House Bill 600 would allow the parole commission to utilize a dynamic risk assessment instrument to determine whether certain inmates who are at least 60 years of age should be released on parole. It also allows for expansion of medical parole. Older inmates who have served much of their sentence merit a parole hearing to see if they are rehabilitated and can re-enter society. In A Catholic Perspective on Crime and Criminal Justice (2000), the Catholic Bishops state: "We believe that both victims and offender are children of God. Despite their very different claims on society, their lives and dignity should be protected and respected. We seek justice, not vengeance. We believe punishment must have clear purposes: protecting society and rehabilitating those who violate the law."

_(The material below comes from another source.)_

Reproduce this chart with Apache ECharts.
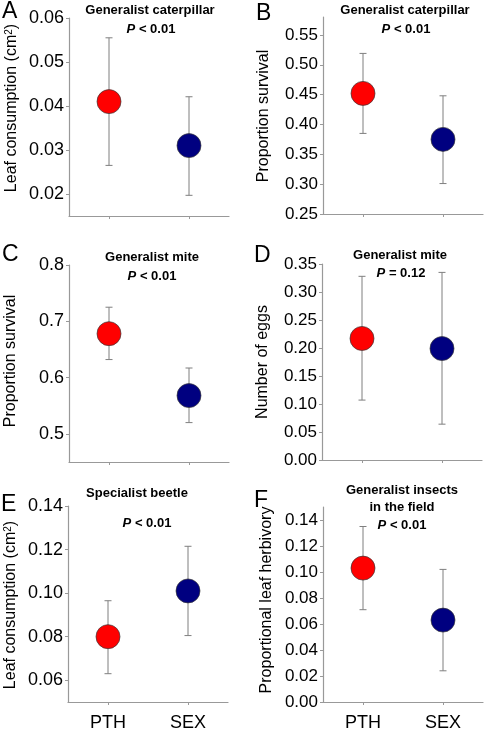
<!DOCTYPE html>
<html>
<head>
<meta charset="utf-8">
<script src="https://cdn.jsdelivr.net/npm/echarts@6/dist/echarts.min.js"></script>
<style>html,body{margin:0;padding:0;background:#fff}#c{width:484px;height:732px}</style>
</head>
<body>
<div id="c"></div>
<script>
const categories = ['PTH', 'SEX'];

// Panel A: generalist caterpillar, leaf consumption
const meanA = [0.041, 0.031];
const lowA = [0.0265, 0.0197];
const highA = [0.0555, 0.0421];
const ticksA = [0.02, 0.03, 0.04, 0.05, 0.06];

// Panel B: generalist caterpillar, proportion survival
const meanB = [0.452, 0.375];
const lowB = [0.385, 0.301];
const highB = [0.519, 0.448];
const ticksB = [0.25, 0.30, 0.35, 0.40, 0.45, 0.50, 0.55];

// Panel C: generalist mite, proportion survival
const meanC = [0.678, 0.568];
const lowC = [0.632, 0.520];
const highC = [0.725, 0.617];
const ticksC = [0.5, 0.6, 0.7, 0.8];

// Panel D: generalist mite, number of eggs
const meanD = [0.217, 0.199];
const lowD = [0.107, 0.064];
const highD = [0.328, 0.335];
const ticksD = [0.00, 0.05, 0.10, 0.15, 0.20, 0.25, 0.30, 0.35];

// Panel E: specialist beetle, leaf consumption
const meanE = [0.080, 0.101];
const lowE = [0.063, 0.0805];
const highE = [0.0965, 0.1215];
const ticksE = [0.06, 0.08, 0.10, 0.12, 0.14];

// Panel F: generalist insects in the field, proportional leaf herbivory
const meanF = [0.103, 0.063];
const lowF = [0.071, 0.024];
const highF = [0.135, 0.102];
const ticksF = [0.00, 0.02, 0.04, 0.06, 0.08, 0.10, 0.12, 0.14];

const pointColors = ['#ff0000', '#000080'];
const FONT = "'Liberation Sans', Arial, sans-serif";

const panels = [
  {mean: meanA, low: lowA, high: highA, ticks: ticksA, dec: 2, min: 0.015, max: 0.06,
   grid: {left: 69, top: 18, width: 160, height: 198}, xl: false, fs: 18},
  {mean: meanB, low: lowB, high: highB, ticks: ticksB, dec: 2, min: 0.25, max: 0.58,
   grid: {left: 323, top: 17, width: 160, height: 197}, xl: false, fs: 17},
  {mean: meanC, low: lowC, high: highC, ticks: ticksC, dec: 1, min: 0.45, max: 0.8,
   grid: {left: 69, top: 265, width: 160, height: 197}, xl: false, fs: 18},
  {mean: meanD, low: lowD, high: highD, ticks: ticksD, dec: 2, min: 0, max: 0.35,
   grid: {left: 322, top: 264, width: 160, height: 196}, xl: false, fs: 17},
  {mean: meanE, low: lowE, high: highE, ticks: ticksE, dec: 2, min: 0.05, max: 0.14,
   grid: {left: 68, top: 506, width: 160, height: 198}, xl: true, fs: 18},
  {mean: meanF, low: lowF, high: highF, ticks: ticksF, dec: 2, min: 0, max: 0.15,
   grid: {left: 323, top: 507, width: 160, height: 197}, xl: true, fs: 17}
];

const grids = [], xAxes = [], yAxes = [], series = [];
panels.forEach((p, i) => {
  grids.push(Object.assign({containLabel: false}, p.grid));
  xAxes.push({
    type: 'category', gridIndex: i, data: categories, boundaryGap: true,
    axisLine: {lineStyle: {color: '#999999', width: 1.2}},
    axisTick: {show: true, alignWithLabel: true, length: 3, lineStyle: {color: '#999999'}},
    axisLabel: {show: p.xl, color: '#000', fontFamily: FONT, fontSize: 18, margin: 12},
    splitLine: {show: false}
  });
  yAxes.push({
    type: 'value', gridIndex: i, min: p.min, max: p.max,
    axisLine: {show: true, lineStyle: {color: '#999999', width: 1.2}},
    axisTick: {show: true, length: 3, customValues: p.ticks, lineStyle: {color: '#999999'}},
    axisLabel: {show: true, customValues: p.ticks, color: '#000', fontFamily: FONT,
      fontSize: p.fs, margin: 5, formatter: v => Number(v).toFixed(p.dec)},
    splitLine: {show: false}
  });
  series.push({
    type: 'custom', xAxisIndex: i, yAxisIndex: i, z: 2,
    data: categories.map((c, j) => [j, p.low[j], p.high[j]]),
    renderItem: (params, api) => {
      const x = api.value(0);
      const lo = api.coord([x, api.value(1)]);
      const hi = api.coord([x, api.value(2)]);
      const st = {stroke: '#7f7f7f', lineWidth: 1};
      const hw = 3.5;
      return {type: 'group', children: [
        {type: 'line', shape: {x1: lo[0], y1: lo[1], x2: hi[0], y2: hi[1]}, style: st},
        {type: 'line', shape: {x1: lo[0] - hw, y1: lo[1], x2: lo[0] + hw, y2: lo[1]}, style: st},
        {type: 'line', shape: {x1: hi[0] - hw, y1: hi[1], x2: hi[0] + hw, y2: hi[1]}, style: st}
      ]};
    }
  });
  series.push({
    type: 'scatter', xAxisIndex: i, yAxisIndex: i, z: 3, symbolSize: 24,
    data: categories.map((c, j) => ({value: [j, p.mean[j]],
      itemStyle: {color: pointColors[j], borderColor: '#3a3a3a', borderWidth: 0.7, opacity: 1}})),
    emphasis: {disabled: true}
  });
});

const rich = {
  b: {fontFamily: FONT, fontSize: 13, fontWeight: 'bold', fill: '#000'},
  ip: {fontFamily: FONT, fontSize: 13, fontWeight: 'bold', fontStyle: 'italic', fill: '#000'}
};
function ttl(text, x, y) {
  return {type: 'text', x: x, y: y, style: {text: text, fontFamily: FONT, fontSize: 13,
    fontWeight: 'bold', fill: '#000', align: 'center', verticalAlign: 'middle'}};
}
function pval(text, x, y) {
  return {type: 'text', x: x, y: y, style: {text: '{ip|P}{b|' + text + '}', rich: rich,
    align: 'center', verticalAlign: 'middle'}};
}
function letter(t, x, y) {
  return {type: 'text', x: x, y: y, style: {text: t, fontFamily: FONT, fontSize: 23,
    fill: '#000', align: 'left', verticalAlign: 'middle'}};
}
function ytitle(text, x, y, fs) {
  return {type: 'text', x: x, y: y, rotation: Math.PI / 2,
    style: {text: text, rich: {n: {fontFamily: FONT, fontSize: fs, fill: '#000'},
      s: {fontFamily: FONT, fontSize: 10, fill: '#000', verticalAlign: 'top'}},
      align: 'center', verticalAlign: 'middle'}};
}

const graphic = [
  letter('A', 2, 12), letter('B', 256, 14), letter('C', 2, 255),
  letter('D', 254, 256), letter('E', 1, 505), letter('F', 254, 501),
  ytitle('{n|Leaf consumption (cm}{s|2}{n|)}', 12, 108, 16),
  ytitle('{n|Proportion survival}', 264, 116, 16),
  ytitle('{n|Proportion survival}', 11, 361, 16),
  ytitle('{n|Number of eggs}', 263, 362, 16),
  ytitle('{n|Leaf consumption (cm}{s|2}{n|)}', 11, 605, 16),
  ytitle('{n|Proportional leaf herbivory}', 267, 600, 16),
  ttl('Generalist caterpillar', 150, 10), pval(' < 0.01', 151, 29),
  ttl('Generalist caterpillar', 405, 10), pval(' < 0.01', 406, 29),
  ttl('Generalist mite', 152, 257), pval(' < 0.01', 152, 276),
  ttl('Generalist mite', 400, 255), pval(' = 0.12', 401, 273),
  ttl('Specialist beetle', 137, 493), pval(' < 0.01', 147, 523),
  ttl('Generalist insects', 402, 490), ttl('in the field', 402, 507), pval(' < 0.01', 402, 525)
];

const chart = echarts.init(document.getElementById('c'), null, {renderer: 'canvas'});
chart.setOption({
  backgroundColor: '#ffffff',
  animation: false,
  grid: grids, xAxis: xAxes, yAxis: yAxes, series: series,
  graphic: graphic
});
</script>
</body>
</html>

The Catholic Church roots much of its social justice teaching in the inherent dignity of every human person and the principals of forgiveness, redemption and restoration. Catholic doctrine provides that the criminal justice system should serve three principal purposes: (1) the preservation and protection of the common good of society, (2) the restoration of public order, and (3) the restoration or conversion of the offender. Thus, the Church recognizes the importance of striking a balance between protecting the common good and attentiveness to the rehabilitation of the incarcerated. The Conference submits that this legislation seeks to embody these principals and purposes, relative to intersection between our justice system and our communities, victims and offenders.
House Bill 600 would restore hope for elderly offenders or those in need of certain medical treatment seeking to reincorporate themselves into society, where they can be cared for by the community as opposed to behind bars. This is particularly warranted where they pose no danger to society. The Maryland Catholic Conference thus urges this committee to return a favorable report on House Bill 600.